*WRITTEN PROBLEM*
Starting at the line containing "Reproduce this chart with matplotlib.", please quote every line up to and including the line containing "plt.rcParams['mathtext.it'] = 'Liberation", exactly, and nothing beyond.

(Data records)
• • • • • • •

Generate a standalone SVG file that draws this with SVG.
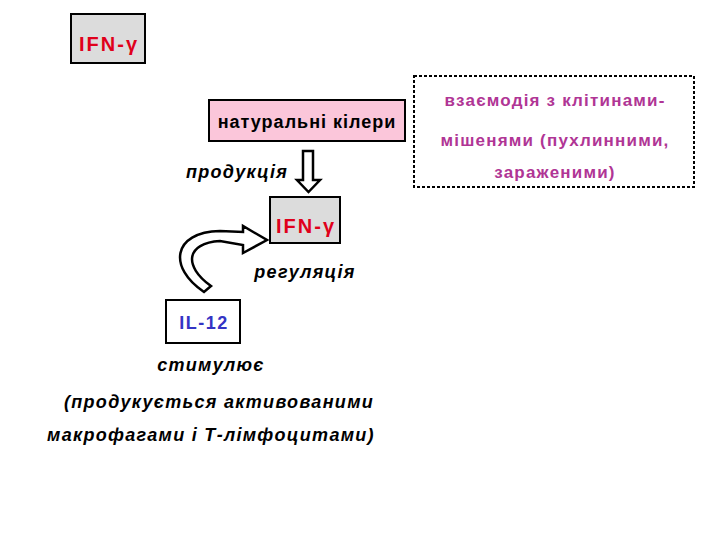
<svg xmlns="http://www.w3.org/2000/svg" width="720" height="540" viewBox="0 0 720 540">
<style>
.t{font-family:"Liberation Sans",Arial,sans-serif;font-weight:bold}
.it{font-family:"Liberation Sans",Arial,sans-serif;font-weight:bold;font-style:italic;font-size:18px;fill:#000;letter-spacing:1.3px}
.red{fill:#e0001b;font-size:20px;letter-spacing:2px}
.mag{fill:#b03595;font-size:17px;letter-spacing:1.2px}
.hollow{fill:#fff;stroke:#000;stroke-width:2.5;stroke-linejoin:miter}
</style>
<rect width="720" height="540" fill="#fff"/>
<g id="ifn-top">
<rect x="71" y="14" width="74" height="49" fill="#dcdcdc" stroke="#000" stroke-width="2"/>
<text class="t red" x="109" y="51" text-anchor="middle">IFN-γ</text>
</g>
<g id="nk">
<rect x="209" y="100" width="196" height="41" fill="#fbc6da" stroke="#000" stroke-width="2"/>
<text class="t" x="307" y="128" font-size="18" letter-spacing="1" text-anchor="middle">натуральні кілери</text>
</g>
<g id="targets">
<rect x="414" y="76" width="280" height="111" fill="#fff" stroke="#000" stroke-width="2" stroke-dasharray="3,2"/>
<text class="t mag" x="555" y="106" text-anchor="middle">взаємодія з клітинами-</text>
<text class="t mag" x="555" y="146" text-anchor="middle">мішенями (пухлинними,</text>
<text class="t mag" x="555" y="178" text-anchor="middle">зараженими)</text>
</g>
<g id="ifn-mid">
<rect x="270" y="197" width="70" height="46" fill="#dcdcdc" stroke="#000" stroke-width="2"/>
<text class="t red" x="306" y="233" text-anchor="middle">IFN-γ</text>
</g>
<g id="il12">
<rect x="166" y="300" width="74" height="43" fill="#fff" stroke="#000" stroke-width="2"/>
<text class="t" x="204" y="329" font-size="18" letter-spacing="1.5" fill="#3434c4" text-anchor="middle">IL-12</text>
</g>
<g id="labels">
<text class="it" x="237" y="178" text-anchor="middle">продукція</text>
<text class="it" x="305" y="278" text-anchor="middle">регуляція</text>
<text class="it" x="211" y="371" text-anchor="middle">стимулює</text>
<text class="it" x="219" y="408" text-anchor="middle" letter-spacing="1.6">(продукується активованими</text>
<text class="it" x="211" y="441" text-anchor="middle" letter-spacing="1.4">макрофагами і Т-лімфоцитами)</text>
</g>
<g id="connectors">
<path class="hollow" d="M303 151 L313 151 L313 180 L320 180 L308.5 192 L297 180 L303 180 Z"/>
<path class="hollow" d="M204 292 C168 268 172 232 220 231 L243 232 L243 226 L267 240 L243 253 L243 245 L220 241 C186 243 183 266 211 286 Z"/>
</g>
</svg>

• • • • • • •

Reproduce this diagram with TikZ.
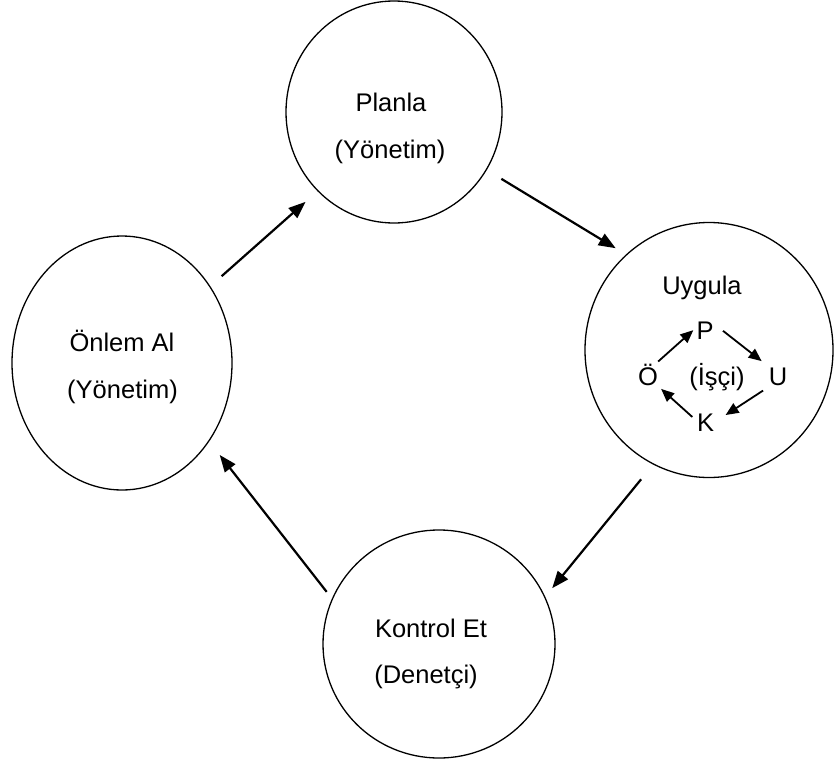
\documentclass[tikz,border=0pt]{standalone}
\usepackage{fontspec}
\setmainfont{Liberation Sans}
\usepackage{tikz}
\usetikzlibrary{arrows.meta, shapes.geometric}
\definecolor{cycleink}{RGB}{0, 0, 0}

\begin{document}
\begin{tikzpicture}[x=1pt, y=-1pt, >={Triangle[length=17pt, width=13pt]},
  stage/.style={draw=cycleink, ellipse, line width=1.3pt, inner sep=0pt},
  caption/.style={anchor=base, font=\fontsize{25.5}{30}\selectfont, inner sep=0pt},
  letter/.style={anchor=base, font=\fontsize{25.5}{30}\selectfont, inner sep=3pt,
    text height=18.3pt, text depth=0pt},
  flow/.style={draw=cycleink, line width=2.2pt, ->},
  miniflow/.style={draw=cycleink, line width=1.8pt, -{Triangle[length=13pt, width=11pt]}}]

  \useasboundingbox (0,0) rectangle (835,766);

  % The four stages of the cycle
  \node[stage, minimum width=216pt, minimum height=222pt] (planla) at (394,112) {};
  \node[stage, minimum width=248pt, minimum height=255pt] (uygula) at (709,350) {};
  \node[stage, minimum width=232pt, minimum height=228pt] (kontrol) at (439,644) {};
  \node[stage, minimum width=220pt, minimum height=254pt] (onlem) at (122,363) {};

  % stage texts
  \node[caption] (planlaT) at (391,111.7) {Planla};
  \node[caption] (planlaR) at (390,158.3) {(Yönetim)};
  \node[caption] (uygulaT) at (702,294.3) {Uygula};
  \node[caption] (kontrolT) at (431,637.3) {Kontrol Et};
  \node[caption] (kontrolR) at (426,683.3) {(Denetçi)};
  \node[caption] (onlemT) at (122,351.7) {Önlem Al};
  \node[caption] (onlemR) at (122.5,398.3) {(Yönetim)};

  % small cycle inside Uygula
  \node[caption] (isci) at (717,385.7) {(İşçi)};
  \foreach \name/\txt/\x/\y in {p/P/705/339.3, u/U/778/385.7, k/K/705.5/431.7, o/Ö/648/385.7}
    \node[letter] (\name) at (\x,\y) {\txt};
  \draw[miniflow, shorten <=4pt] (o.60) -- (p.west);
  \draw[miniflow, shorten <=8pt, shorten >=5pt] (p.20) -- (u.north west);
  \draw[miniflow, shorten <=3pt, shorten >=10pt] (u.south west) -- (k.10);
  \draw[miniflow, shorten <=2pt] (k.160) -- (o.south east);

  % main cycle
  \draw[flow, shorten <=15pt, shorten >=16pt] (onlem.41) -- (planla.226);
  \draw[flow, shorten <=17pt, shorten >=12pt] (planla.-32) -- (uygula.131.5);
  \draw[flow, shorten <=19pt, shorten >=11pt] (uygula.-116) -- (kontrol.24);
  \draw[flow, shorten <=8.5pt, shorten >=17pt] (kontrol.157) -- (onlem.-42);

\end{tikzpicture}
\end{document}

• • • • • • •

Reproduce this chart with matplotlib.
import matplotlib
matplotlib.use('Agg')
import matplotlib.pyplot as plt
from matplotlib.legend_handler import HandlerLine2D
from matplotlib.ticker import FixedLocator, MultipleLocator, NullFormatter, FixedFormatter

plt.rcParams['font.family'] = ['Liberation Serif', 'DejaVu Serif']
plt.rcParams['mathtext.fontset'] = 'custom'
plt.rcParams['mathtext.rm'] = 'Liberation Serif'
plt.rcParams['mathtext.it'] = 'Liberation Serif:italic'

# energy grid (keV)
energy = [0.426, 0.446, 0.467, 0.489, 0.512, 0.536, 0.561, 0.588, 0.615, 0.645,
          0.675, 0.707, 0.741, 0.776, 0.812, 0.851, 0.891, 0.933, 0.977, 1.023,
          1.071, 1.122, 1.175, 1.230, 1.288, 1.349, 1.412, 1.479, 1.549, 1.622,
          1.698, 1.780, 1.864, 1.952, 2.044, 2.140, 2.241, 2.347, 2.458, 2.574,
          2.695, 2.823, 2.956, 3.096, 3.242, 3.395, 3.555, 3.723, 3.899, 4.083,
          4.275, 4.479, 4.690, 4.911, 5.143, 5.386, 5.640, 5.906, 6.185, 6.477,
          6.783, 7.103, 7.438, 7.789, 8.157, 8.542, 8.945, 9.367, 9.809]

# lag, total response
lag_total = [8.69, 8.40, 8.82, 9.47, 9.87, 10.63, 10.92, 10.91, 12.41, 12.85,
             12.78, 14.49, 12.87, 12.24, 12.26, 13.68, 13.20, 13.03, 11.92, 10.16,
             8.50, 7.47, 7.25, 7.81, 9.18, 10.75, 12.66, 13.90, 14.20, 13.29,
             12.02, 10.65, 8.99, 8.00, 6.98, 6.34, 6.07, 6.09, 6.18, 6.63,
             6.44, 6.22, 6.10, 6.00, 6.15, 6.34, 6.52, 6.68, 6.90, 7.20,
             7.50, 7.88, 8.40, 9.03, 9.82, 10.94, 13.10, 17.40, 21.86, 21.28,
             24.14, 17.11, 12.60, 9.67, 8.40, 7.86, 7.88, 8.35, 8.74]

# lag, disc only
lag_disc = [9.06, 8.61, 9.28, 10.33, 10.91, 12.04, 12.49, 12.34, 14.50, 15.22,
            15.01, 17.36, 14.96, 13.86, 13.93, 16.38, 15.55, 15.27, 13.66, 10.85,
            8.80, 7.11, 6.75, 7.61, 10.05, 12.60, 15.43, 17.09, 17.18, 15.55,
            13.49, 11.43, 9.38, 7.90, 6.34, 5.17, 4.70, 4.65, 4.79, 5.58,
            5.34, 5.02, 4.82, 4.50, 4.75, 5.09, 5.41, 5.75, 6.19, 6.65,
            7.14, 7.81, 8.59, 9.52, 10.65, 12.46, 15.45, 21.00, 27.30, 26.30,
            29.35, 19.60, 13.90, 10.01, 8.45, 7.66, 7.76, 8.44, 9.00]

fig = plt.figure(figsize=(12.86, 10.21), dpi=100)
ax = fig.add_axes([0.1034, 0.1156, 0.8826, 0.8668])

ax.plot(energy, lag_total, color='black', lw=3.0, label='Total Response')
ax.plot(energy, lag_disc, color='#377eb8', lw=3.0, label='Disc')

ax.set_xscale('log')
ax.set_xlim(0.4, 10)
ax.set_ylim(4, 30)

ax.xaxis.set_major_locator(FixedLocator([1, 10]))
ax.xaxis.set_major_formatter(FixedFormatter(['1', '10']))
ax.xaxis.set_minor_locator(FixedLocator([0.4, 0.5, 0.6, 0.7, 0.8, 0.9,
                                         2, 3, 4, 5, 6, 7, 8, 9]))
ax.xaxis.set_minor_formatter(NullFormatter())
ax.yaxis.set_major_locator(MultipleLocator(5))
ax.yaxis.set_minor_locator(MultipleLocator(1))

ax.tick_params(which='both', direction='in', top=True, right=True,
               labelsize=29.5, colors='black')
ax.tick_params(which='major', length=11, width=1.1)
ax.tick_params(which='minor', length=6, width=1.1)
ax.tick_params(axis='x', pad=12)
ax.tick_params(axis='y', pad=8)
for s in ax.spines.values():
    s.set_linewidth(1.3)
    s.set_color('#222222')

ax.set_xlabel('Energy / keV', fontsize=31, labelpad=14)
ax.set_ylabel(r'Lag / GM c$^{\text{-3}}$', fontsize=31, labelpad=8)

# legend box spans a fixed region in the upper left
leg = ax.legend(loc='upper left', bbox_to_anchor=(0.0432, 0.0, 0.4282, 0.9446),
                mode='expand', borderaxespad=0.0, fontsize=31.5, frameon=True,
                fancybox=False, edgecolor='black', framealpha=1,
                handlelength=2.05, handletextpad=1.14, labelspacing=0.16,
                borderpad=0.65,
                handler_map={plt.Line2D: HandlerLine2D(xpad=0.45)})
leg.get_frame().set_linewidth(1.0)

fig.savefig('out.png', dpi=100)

• • • • • • •

*COMPLETE RESPONSE*
Reproduce this chart with matplotlib.
import matplotlib
matplotlib.use('Agg')
import matplotlib.pyplot as plt
from matplotlib.legend_handler import HandlerLine2D
from matplotlib.ticker import FixedLocator, MultipleLocator, NullFormatter, FixedFormatter

plt.rcParams['font.family'] = ['Liberation Serif', 'DejaVu Serif']
plt.rcParams['mathtext.fontset'] = 'custom'
plt.rcParams['mathtext.rm'] = 'Liberation Serif'
plt.rcParams['mathtext.it'] = 'Liberation Serif:italic'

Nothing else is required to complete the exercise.